Claro que não é dinheiro o assunto principal da celeuma. Livro não dá dinheiro no Brasil e quem diz isso não sou eu e sim Luis Fernando Veríssimo, um dos autores mais vendidos do país, que já afirmou mais de uma vez que não consegue sobreviver de literatura. A questão central desse embate é ocontrole da história. Em 2006, Roberto Carlos conseguiu tirar de circulação o livro Roberto Carlos em Detalhes porque “invadiu sua privacidade” (lembrando que um dos exemplos dessa invasão, a história do acidente que lhe tirou a perna, foi cantada pelo próprio nas músicas “Traumas” e “O divã”). Mas Roberto sempre foi muito controlador e autoritário, não é surpresa que ele seja um dos cabeças do movimento (e, veja bem, na época Caetano criticou abertamente a atitude de Roberto).

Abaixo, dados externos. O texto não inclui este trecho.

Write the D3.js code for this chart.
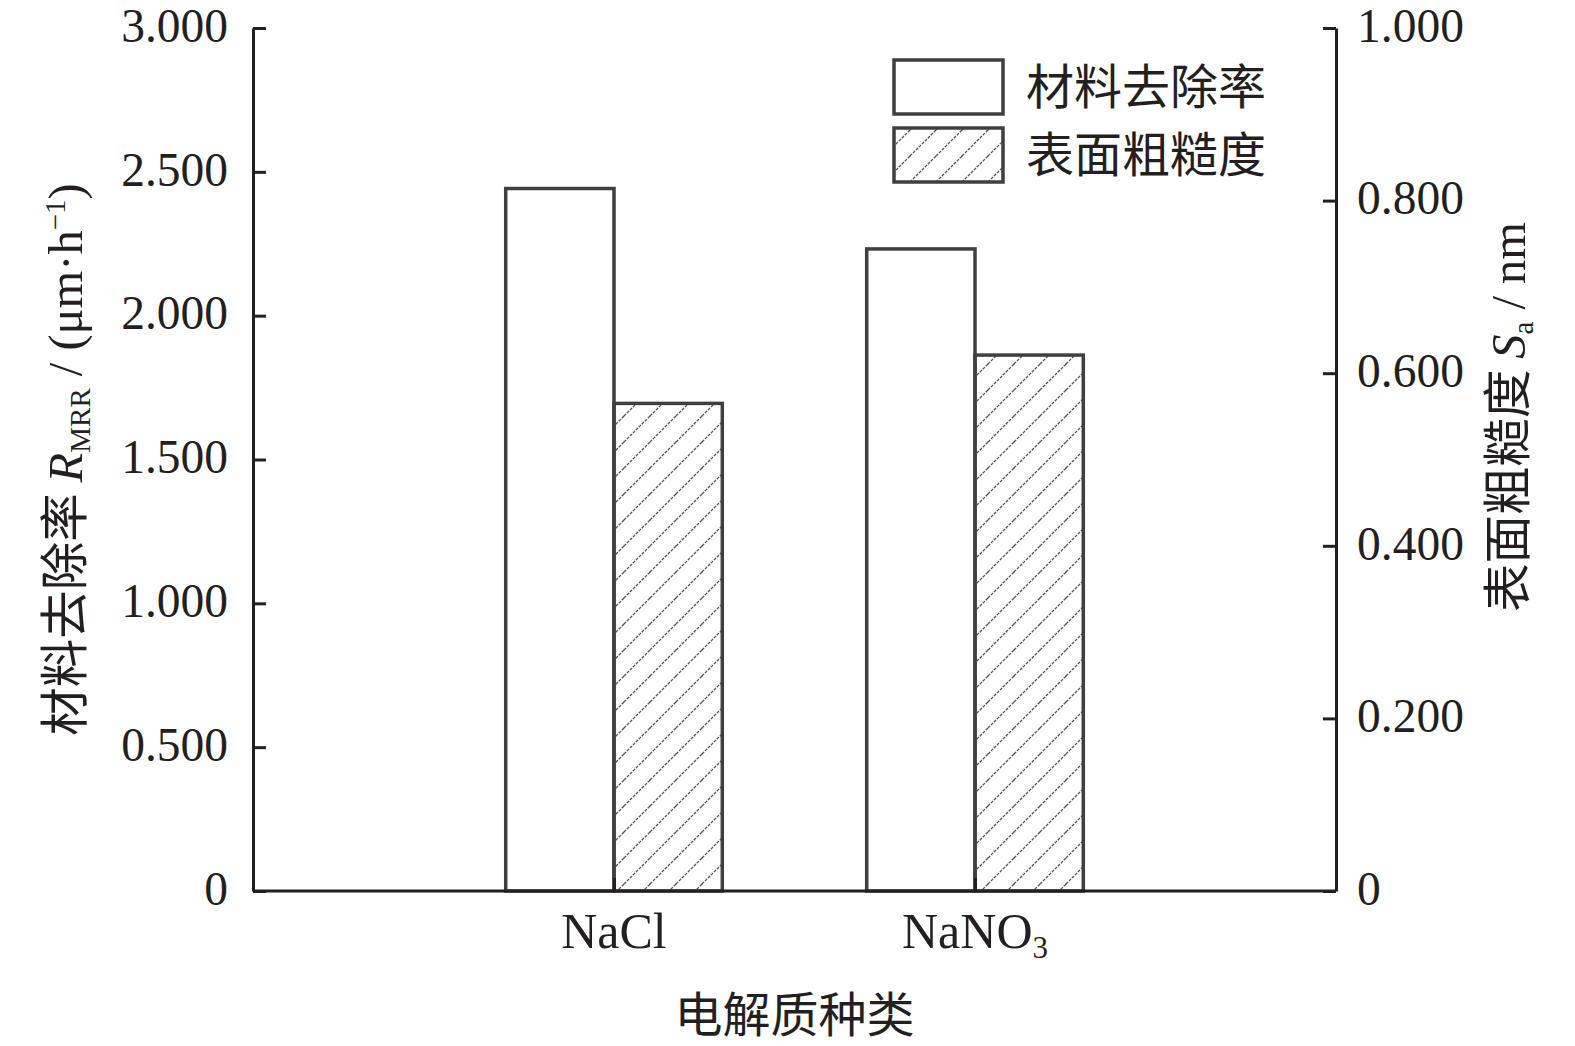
<!DOCTYPE html>
<html>
<head>
<meta charset="utf-8">
<script src="https://cdn.jsdelivr.net/npm/d3@7"></script>
<style>
  html, body { margin: 0; padding: 0; background: #fff; }
  svg { display: block; }
  .serif { font-family: "Liberation Serif", "DejaVu Serif", serif; }
  .cjk { font-family: "Noto Sans CJK SC", sans-serif; }
</style>
</head>
<body>
<script>
// ---- data ----
const categories = ["NaCl", "NaNO3"];
const mrrValues = [2.442, 2.232];      // 材料去除率 R_MRR (μm·h^-1), left axis
const saValues = [0.565, 0.621];       // 表面粗糙度 Sa (nm), right axis
const leftTicks = [0, 0.5, 1.0, 1.5, 2.0, 2.5, 3.0];
const leftTickLabels = ["0", "0.500", "1.000", "1.500", "2.000", "2.500", "3.000"];
const rightTicks = [0, 0.2, 0.4, 0.6, 0.8, 1.0];
const rightTickLabels = ["0", "0.200", "0.400", "0.600", "0.800", "1.000"];
const seriesNames = ["材料去除率", "表面粗糙度"];

// ---- layout ----
const W = 1575, H = 1046;
const plot = { left: 253, right: 1336, top: 28, bottom: 891 };
const ink = "#231f20";
const barStroke = "#3f3f41";

const svg = d3.select("body").append("svg").attr("width", W).attr("height", H);

// hatch pattern
const defs = svg.append("defs");
const pat = defs.append("pattern")
  .attr("id", "hatch").attr("patternUnits", "userSpaceOnUse")
  .attr("width", 26).attr("height", 26);
pat.append("path")
  .attr("d", "M-6.5,6.5 L6.5,-6.5 M0,26 L26,0 M19.5,32.5 L32.5,19.5")
  .attr("stroke", "#555").attr("stroke-width", 1.3)
  .attr("stroke-dasharray", "3,1.2").attr("fill", "none");

const x = d3.scaleBand().domain(categories)
  .range([plot.left, plot.right]).paddingInner(0.4).paddingOuter(0.7);
const xs = d3.scaleBand().domain(["mrr", "sa"]).range([0, x.bandwidth()]);
const yL = d3.scaleLinear().domain([0, 3]).range([plot.bottom, plot.top]);
const yR = d3.scaleLinear().domain([0, 1]).range([plot.bottom, plot.top]);

// bars
const g = svg.append("g");
g.selectAll("rect.mrr").data(categories).join("rect")
  .attr("class", "mrr")
  .attr("x", d => x(d) + xs("mrr"))
  .attr("width", xs.bandwidth())
  .attr("y", (d, i) => yL(mrrValues[i]))
  .attr("height", (d, i) => yL(0) - yL(mrrValues[i]))
  .attr("fill", "#fff").attr("stroke", barStroke).attr("stroke-width", 3.5);
g.selectAll("rect.sa").data(categories).join("rect")
  .attr("class", "sa")
  .attr("x", d => x(d) + xs("sa"))
  .attr("width", xs.bandwidth())
  .attr("y", (d, i) => yR(saValues[i]))
  .attr("height", (d, i) => yR(0) - yR(saValues[i]))
  .attr("fill", "url(#hatch)").attr("stroke", barStroke).attr("stroke-width", 3.5);

// axes
function styleAxis(sel) {
  sel.select(".domain").attr("stroke", ink).attr("stroke-width", 3);
  sel.selectAll(".tick line").attr("stroke", ink).attr("stroke-width", 3);
  sel.selectAll(".tick text").attr("fill", ink)
    .attr("dy", "0.28em")
    .style("font-size", "47.5px")
    .style("font-family", '"Liberation Serif", serif');
}
const axL = svg.append("g").attr("transform", `translate(${plot.left},0)`)
  .call(d3.axisLeft(yL).tickValues(leftTicks)
    .tickFormat((d, i) => leftTickLabels[i])
    .tickSizeInner(-13).tickSizeOuter(0).tickPadding(25));
styleAxis(axL);
const axR = svg.append("g").attr("transform", `translate(${plot.right},0)`)
  .call(d3.axisRight(yR).tickValues(rightTicks)
    .tickFormat((d, i) => rightTickLabels[i])
    .tickSizeInner(-13).tickSizeOuter(0).tickPadding(21));
styleAxis(axR);
const xTickScale = d3.scalePoint().domain(categories)
  .range([x(categories[0]) + x.bandwidth() / 2, x(categories[1]) + x.bandwidth() / 2]);
const axB = svg.append("g").attr("transform", `translate(0,${plot.bottom})`)
  .call(d3.axisBottom(xTickScale).tickFormat("")
    .tickSizeInner(-13).tickSizeOuter(0));
axB.select(".domain").attr("d", `M${plot.left},0H${plot.right}`);
styleAxis(axB);

// category labels (with subscript)
const catText = svg.append("g").attr("class", "serif")
  .style("font-size", "50px").attr("fill", ink).attr("text-anchor", "middle");
categories.forEach(c => {
  const t = catText.append("text")
    .attr("x", xTickScale(c)).attr("y", 948);
  const m = c.match(/^(.*?)(\d+)$/);
  if (m) {
    t.append("tspan").text(m[1]);
    t.append("tspan").attr("dy", 10).style("font-size", "31px").text(m[2]);
  } else {
    t.text(c);
  }
});

// x axis title
svg.append("text").attr("class", "cjk")
  .attr("x", (plot.left + plot.right) / 2).attr("y", 1032)
  .attr("text-anchor", "middle").style("font-size", "48px").attr("fill", ink)
  .text("电解质种类");

// left axis title
const lt = svg.append("text")
  .attr("transform", `translate(82,${(plot.top + plot.bottom) / 2}) rotate(-90)`)
  .attr("text-anchor", "middle").attr("fill", ink).style("font-size", "48.5px");
lt.append("tspan").attr("class", "cjk").text("材料去除率 ");
lt.append("tspan").attr("class", "serif").style("font-style", "italic").text("R");
lt.append("tspan").attr("class", "serif").attr("dy", 8).style("font-size", "29px").text("MRR");
lt.append("tspan").attr("class", "serif").attr("dy", -8).text(" / (μm·h");
lt.append("tspan").attr("class", "serif").attr("dy", -17).style("font-size", "29px").text("−1");
lt.append("tspan").attr("class", "serif").attr("dy", 17).text(")");

// right axis title
const rt = svg.append("text")
  .attr("transform", `translate(1525,417) rotate(-90)`)
  .attr("text-anchor", "middle").attr("fill", ink).style("font-size", "48.5px");
rt.append("tspan").attr("class", "cjk").text("表面粗糙度 ");
rt.append("tspan").attr("class", "serif").style("font-style", "italic").text("S");
rt.append("tspan").attr("class", "serif").attr("dy", 8).style("font-size", "29px").text("a");
rt.append("tspan").attr("class", "serif").attr("dy", -8).text(" / nm");

// legend
const legend = svg.append("g");
const legendFills = ["#fff", "url(#hatch)"];
seriesNames.forEach((name, i) => {
  const y0 = 60 + i * 68;
  legend.append("rect").attr("x", 894).attr("y", y0).attr("width", 109).attr("height", 54)
    .attr("fill", legendFills[i]).attr("stroke", barStroke).attr("stroke-width", 3.5);
  legend.append("text").attr("class", "cjk").attr("x", 1026).attr("y", y0 + 44)
    .style("font-size", "48px").attr("fill", ink).text(name);
});
</script>
</body>
</html>
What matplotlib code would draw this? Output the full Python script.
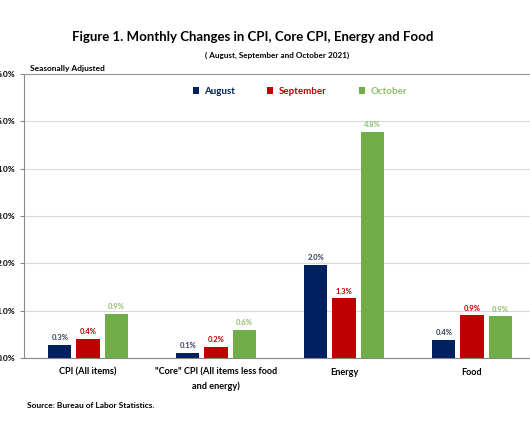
import matplotlib
matplotlib.use("Agg")
import matplotlib.pyplot as plt
import numpy as np

plt.rcParams['font.family'] = ['Lato', 'DejaVu Sans']

categories = ['CPI (All items)', '"Core" CPI (All items less food\nand energy)', 'Energy', 'Food']
months = ['August', 'September', 'October']
august = [0.27, 0.10, 1.97, 0.38]
september = [0.41, 0.24, 1.26, 0.90]
october = [0.94, 0.60, 4.77, 0.88]
yticks = [0, 1, 2, 3, 4, 5, 6]

colors = ['#002060', '#C00000', '#70AD47']
label_colors = ['#333F50', '#C00000', '#8FBF6A']

fig = plt.figure(figsize=(5.3, 4.42), dpi=100)
ax = fig.add_axes([24 / 530, 84 / 442, 512 / 530, 284 / 442])

x = np.arange(len(categories))
width = 0.18
step = 0.22
for i, (vals, c, lc) in enumerate(zip([august, september, october], colors, label_colors)):
    pos = x + (i - 1) * step
    ax.bar(pos, vals, width, color=c, label=months[i], zorder=3)
    for px, v in zip(pos, vals):
        ax.text(px, v + 0.08, f'{v:.1f}%', ha='center', va='bottom',
                fontsize=5.5, fontweight='bold', color=lc)

ax.set_xlim(-0.5, 3.5)
ax.set_ylim(0, 6)
ax.set_yticks(yticks)
ax.set_yticklabels([f'{t:.1f}%' for t in yticks], fontsize=6, fontweight='bold')
ax.set_xticks(x)
ax.set_xticklabels(categories, fontsize=6.6, fontweight='bold', linespacing=1.6)
ax.tick_params(axis='x', length=0, pad=7)
ax.tick_params(axis='y', length=3, pad=3, color='#888888')
ax.grid(axis='y', color='#d9d9d9', linewidth=0.8, zorder=0)
ax.spines['right'].set_visible(False)
ax.spines['top'].set_color('#999999')
ax.spines['left'].set_color('#888888')
ax.spines['bottom'].set_color('#888888')

leg = ax.legend(loc='upper center', bbox_to_anchor=(276 / 512, 0.985), ncol=3, frameon=False,
                handlelength=0.6, handleheight=0.6, columnspacing=3.3,
                handletextpad=0.6, prop={'weight': 'bold', 'size': 7})
for t, c in zip(leg.get_texts(), ['#002060', '#C00000', '#8FBF6A']):
    t.set_color(c)

fig.text(253 / 530, 1 - 37 / 442, 'Figure 1. Monthly Changes in CPI, Core CPI, Energy and Food',
         ha='center', va='center', fontsize=9.5, fontweight='bold')
fig.text(277 / 530, 1 - 55 / 442, '( August, September and October 2021)',
         ha='center', va='center', fontsize=5.9, fontweight='bold')
fig.text(30 / 530, 1 - 68 / 442, 'Seasonally Adjusted', ha='left', va='center',
         fontsize=6, fontweight='bold')
fig.text(27 / 530, 1 - 406 / 442, 'Source: Bureau of Labor Statistics.', ha='left', va='center',
         fontsize=6, fontweight='bold')

fig.savefig('out.png', dpi=100)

Surpreende mesmo que nele estejam Chico, Caetano e Gil, artistas que foram perseguidos e censurados na ditadura e que agora se tornaram censores raivosos da própria vida pública. Não adianta vir com papinho de “cada sujeito deve ter o direito de decidir sobre o que de sua vida tornará público” porque essa defesa da liberdade de expressão não é uma defesa do sensacionalismo. Boas biografias são trabalhos sérios, longos, e existem leis, várias leis, que defendem estes e outros biografados de calúnias, difamações e outros quiprocós. Alceu Valença definiu muito bem essa encruzilhada ética: “O que é pior: a mordaça genérica ou a suposta difamação?”.

Esses novos censores nunca deixarão de ser grandes artistas, mas é uma pena que tenham optado, justamente na melhor idade, pelo caminho da mesquinhez moral. E isso, quer eles queiram ou não, estará em suas biografias públicas.


p.s.: A polêmica está girando em torno da biografias, de livros, mas ninguém fala de TV e cinema, a não ser o colega Pedro Alexandre Sanches aqui mesmo no Yahoo.